Should Socrates have drunk the hemlock?
Debate Rounds (3)
The Enchiridion also states that "one must do what is right even if others judge that decision". "Others" are the ones who made the decision for him to kill himself in the first place. Killing himself is going on the assumption of the masses that the "right" thing to do is to drink the hemlock. Maybe his friends, the lesser group of people were right; he should not have drunk the hemlock. Socrates could have continued to preach his teachings as a philosopher and continued his life. Being right or wrong is a matter of opinion, Socrates could have run away and had the masses of people judge him instead of his friends.
According to The Enchiridion, by Epictetus, one must do what is right even if others judge that decision. Socrates ended up finding himself in that predicament after he was sentenced by the people of Athens to end his life by drinking the hemlock. His friends thought he was foolish to go ahead with his sentence when they could easily help him escape. They believed they were doing a good deed by offering to get him out of Athens when in reality that would not have been a wise decision on Socrates"s part.
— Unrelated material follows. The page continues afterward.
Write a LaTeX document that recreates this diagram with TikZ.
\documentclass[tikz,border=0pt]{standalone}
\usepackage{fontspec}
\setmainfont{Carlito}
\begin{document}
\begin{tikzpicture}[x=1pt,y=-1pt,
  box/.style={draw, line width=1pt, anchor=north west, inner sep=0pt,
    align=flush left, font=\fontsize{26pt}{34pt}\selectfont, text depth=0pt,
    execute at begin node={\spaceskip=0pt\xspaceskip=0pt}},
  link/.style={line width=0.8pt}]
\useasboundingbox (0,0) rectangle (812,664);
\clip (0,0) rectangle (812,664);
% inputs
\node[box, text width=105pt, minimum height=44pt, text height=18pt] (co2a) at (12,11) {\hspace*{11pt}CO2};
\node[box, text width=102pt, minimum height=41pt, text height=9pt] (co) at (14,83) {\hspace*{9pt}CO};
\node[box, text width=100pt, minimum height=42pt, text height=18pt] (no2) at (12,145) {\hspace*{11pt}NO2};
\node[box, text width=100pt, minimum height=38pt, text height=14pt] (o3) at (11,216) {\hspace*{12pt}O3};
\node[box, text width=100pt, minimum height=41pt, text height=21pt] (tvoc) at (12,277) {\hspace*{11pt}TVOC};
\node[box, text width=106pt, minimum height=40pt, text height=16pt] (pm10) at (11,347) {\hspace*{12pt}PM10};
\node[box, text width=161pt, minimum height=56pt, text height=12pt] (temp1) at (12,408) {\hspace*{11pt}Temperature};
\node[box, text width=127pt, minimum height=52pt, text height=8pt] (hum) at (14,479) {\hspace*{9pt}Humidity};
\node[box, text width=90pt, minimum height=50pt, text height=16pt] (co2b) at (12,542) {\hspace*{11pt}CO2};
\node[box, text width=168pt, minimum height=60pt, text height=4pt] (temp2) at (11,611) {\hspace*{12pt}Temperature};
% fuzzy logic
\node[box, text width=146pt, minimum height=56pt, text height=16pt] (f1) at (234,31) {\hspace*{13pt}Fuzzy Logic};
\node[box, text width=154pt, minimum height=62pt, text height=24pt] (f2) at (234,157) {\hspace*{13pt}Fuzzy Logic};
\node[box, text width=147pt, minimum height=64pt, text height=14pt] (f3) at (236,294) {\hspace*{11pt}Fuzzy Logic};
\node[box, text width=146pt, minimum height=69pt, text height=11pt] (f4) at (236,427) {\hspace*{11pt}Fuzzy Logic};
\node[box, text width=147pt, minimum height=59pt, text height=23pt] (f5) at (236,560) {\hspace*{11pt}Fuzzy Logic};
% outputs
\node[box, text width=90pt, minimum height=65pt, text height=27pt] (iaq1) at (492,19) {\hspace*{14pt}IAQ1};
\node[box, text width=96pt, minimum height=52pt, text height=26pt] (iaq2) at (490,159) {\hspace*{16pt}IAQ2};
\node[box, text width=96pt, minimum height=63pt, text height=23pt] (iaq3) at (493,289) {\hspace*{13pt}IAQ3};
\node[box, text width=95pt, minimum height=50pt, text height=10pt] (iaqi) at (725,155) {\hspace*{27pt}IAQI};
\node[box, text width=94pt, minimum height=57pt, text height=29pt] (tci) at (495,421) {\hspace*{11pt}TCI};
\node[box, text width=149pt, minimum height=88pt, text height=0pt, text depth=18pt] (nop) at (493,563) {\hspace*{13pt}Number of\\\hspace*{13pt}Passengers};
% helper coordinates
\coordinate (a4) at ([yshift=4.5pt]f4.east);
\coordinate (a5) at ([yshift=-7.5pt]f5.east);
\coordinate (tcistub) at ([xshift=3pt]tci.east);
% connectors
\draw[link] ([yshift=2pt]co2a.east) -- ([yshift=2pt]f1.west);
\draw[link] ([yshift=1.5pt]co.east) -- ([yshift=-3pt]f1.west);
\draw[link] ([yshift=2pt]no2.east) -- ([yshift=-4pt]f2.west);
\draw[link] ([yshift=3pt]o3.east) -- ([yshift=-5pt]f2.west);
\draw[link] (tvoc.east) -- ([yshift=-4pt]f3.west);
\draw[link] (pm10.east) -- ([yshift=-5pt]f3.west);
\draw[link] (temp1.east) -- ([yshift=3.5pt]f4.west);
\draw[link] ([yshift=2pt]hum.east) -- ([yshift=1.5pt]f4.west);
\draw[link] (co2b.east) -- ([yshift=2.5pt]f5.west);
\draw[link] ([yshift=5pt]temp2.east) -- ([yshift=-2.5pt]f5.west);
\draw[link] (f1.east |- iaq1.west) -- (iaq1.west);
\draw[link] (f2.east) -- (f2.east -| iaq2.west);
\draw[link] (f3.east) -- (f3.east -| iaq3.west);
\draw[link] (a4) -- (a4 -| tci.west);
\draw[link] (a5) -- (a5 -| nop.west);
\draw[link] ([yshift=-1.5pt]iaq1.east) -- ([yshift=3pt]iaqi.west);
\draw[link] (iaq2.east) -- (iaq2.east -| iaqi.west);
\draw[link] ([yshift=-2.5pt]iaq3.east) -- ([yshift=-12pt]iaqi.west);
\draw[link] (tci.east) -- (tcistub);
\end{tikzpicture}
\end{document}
Socrates, being the philosophy enthusiast that he was, followed Epictetus"s belief about doing what is right and obeyed his sentence despite what his friends were saying to him.
Going back to my original argument Socrates should not have been concerned with what the people of Athens were thinking about him. His reputation is not within his control and he is listening to the masses of people when he could simply listen to a small group of people who are right. So therefore, when you say that not drinking the hemlock would have been a "terrible idea that could have put Socrates in even more trouble than he already was with the people of Athens", it does not matter. They are just one mass of people with one opinion that he cannot change. Also you say that Socrates "followed Epictetus"s belief about doing what is right and obeyed his sentence despite what his friends were saying to him", when in fact the Enchiridion, in which I am assuming you are referencing to, came after Socrates died. Epictetus actually mentions Socrates on multiple occasions in this writing.
Back to my argument, according to "The Philosopher's Mean", part of being a philosopher is blending in with the common man, "perverted forms of self-display are to be avoided". By choosing to kill himself, Socrates is creating a relatively big ordeal and a big trial and drawing negative attention to himself and philosophy in general. Also, it is plainly stated in the Philosopher's Mean that penance is not a part of philosophy at all. Penance is voluntary self-punishment because of having done something wrong. By drinking the hemlock, Socrates is one, voluntarily punishing himself, and two, admitting that he wronged the society of Athens. He is conveying a message that philosophy is a crime. He is completely abandoning his beliefs. Socrates had a duty as a philosopher to spread his teachings and pass the knowledge of philosophy on. Committing suicide would be a transgression of his duty which according to David Hume's "On Suicide" is a reason that committing suicide is not okay. Like I said before, he is leaving his responsibilities of a philosopher by drinking the hemlock.
During that entire conversation he defended death as something that every true philosopher appreciated. Clearly Socrates"s death sentence of ingesting the hemlock was the best thing that could have happened to a philosopher like him.
Socrates truly let his fellow philosophers down when he made the choice to drink the hemlock. His knowledge could have continued to help society, just in a separate town that he escaped to. Socrates says himself that he was superior to a number of people and finally came to the conclusion the oracle was correct; he was the wisest of them all. Yet, he ends his wise life short. Yes, Socrates was obeying the law when he took his own life, but Socrates pointed out in his argument with Thrasymachus on the meaning of right, the law and those in higher power can make mistakes and they may not always be right nor is there a clear meaning for the word.
One thing he was certain about was that he would've met death after drinking the hemlock, regardless of what "death" even means. His attitude towards death was positive compared to that of others in Athens so drinking the hemlock wasn't even something he feared. He knew death was inevitable and reaching it a little sooner wasn't going to affect him. He wouldn't have gone under any psychological stress over it so why not go through with something you have no problem with?